• _Written problem_
Return the material exactly, first line through the line containing "from matplotlib.ticker import MultipleLocator", and nothing more. Pictures stay out.

• _Collected material_
..............................

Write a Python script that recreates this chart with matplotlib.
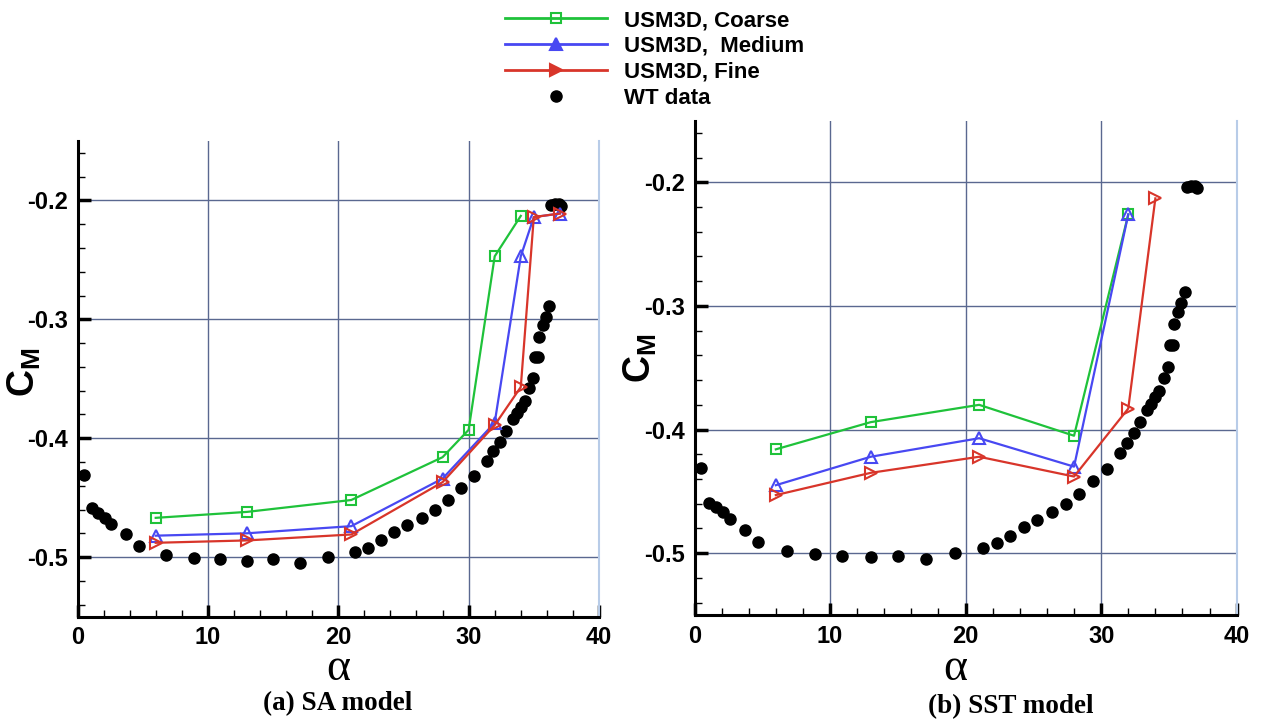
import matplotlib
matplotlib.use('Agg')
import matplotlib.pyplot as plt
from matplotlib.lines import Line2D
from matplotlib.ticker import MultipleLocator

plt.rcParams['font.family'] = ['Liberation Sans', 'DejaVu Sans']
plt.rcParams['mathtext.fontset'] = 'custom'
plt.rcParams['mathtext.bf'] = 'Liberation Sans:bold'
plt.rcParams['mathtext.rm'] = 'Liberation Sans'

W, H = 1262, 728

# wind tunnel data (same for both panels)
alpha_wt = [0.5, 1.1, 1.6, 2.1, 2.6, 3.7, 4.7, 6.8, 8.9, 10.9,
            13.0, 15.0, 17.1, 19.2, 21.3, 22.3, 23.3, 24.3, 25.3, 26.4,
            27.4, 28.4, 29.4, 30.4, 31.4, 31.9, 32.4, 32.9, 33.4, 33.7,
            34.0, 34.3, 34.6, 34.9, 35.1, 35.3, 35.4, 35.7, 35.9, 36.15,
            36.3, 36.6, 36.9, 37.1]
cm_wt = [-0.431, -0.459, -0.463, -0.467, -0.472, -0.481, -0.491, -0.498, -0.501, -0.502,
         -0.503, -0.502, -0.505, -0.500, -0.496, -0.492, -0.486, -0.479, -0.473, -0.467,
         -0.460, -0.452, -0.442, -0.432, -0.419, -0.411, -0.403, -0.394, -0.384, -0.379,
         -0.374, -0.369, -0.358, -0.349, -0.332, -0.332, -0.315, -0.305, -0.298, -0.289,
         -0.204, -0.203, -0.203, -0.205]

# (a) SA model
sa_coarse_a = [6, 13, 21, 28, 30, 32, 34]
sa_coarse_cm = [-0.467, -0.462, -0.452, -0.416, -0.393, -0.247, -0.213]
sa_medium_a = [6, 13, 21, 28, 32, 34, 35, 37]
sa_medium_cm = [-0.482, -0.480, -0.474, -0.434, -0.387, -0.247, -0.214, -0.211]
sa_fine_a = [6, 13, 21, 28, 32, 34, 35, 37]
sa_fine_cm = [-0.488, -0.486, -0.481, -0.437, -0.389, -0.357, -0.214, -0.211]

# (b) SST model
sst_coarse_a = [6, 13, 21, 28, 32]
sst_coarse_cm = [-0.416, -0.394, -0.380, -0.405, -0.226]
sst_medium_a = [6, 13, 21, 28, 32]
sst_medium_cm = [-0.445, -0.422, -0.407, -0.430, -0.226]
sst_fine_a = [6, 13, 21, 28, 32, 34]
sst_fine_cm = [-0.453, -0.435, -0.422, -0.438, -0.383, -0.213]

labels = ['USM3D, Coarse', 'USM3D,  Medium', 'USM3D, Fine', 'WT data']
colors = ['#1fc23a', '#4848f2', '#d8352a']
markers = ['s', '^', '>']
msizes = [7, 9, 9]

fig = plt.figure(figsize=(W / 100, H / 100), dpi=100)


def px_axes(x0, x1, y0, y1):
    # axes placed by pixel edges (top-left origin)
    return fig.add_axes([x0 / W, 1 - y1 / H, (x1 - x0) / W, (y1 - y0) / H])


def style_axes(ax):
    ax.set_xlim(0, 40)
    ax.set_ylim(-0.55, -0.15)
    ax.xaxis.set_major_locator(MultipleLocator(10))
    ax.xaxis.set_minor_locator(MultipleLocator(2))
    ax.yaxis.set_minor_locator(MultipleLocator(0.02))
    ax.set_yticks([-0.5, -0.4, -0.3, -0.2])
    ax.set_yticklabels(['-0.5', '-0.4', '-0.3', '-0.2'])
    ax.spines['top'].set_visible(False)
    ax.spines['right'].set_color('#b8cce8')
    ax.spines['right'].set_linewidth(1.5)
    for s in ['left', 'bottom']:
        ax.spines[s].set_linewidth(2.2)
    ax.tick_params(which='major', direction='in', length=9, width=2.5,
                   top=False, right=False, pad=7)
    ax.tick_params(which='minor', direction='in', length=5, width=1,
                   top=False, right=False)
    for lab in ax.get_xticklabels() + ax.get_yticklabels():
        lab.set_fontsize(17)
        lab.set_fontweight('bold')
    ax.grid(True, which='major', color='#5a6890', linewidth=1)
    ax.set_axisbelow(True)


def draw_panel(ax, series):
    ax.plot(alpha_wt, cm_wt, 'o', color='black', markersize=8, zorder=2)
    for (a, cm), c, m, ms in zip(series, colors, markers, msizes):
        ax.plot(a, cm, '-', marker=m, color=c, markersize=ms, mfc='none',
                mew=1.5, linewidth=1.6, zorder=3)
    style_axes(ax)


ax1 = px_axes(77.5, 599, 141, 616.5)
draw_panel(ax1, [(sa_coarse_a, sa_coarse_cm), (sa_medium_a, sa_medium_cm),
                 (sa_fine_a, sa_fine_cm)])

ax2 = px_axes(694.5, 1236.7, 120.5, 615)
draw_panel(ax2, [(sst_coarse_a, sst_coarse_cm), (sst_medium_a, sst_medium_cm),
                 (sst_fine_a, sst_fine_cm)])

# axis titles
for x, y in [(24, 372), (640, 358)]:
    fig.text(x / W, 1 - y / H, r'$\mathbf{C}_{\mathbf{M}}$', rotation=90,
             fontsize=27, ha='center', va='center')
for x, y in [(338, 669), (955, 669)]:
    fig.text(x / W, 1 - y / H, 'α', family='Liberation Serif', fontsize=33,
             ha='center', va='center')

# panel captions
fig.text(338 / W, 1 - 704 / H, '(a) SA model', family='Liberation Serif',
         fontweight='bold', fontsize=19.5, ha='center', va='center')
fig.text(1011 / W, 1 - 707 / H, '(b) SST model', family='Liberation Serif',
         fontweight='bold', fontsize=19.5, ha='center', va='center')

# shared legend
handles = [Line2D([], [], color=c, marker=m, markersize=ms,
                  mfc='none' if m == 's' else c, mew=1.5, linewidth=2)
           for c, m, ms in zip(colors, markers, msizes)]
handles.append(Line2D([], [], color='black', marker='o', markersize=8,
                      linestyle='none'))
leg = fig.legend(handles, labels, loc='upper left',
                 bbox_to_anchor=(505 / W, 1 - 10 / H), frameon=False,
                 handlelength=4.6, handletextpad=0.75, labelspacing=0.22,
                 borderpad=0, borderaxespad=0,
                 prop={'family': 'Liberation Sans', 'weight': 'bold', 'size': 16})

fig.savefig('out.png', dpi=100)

..............................

• _Response_
Write a Python script that recreates this chart with matplotlib.
import matplotlib
matplotlib.use('Agg')
import matplotlib.pyplot as plt
from matplotlib.lines import Line2D
from matplotlib.ticker import MultipleLocator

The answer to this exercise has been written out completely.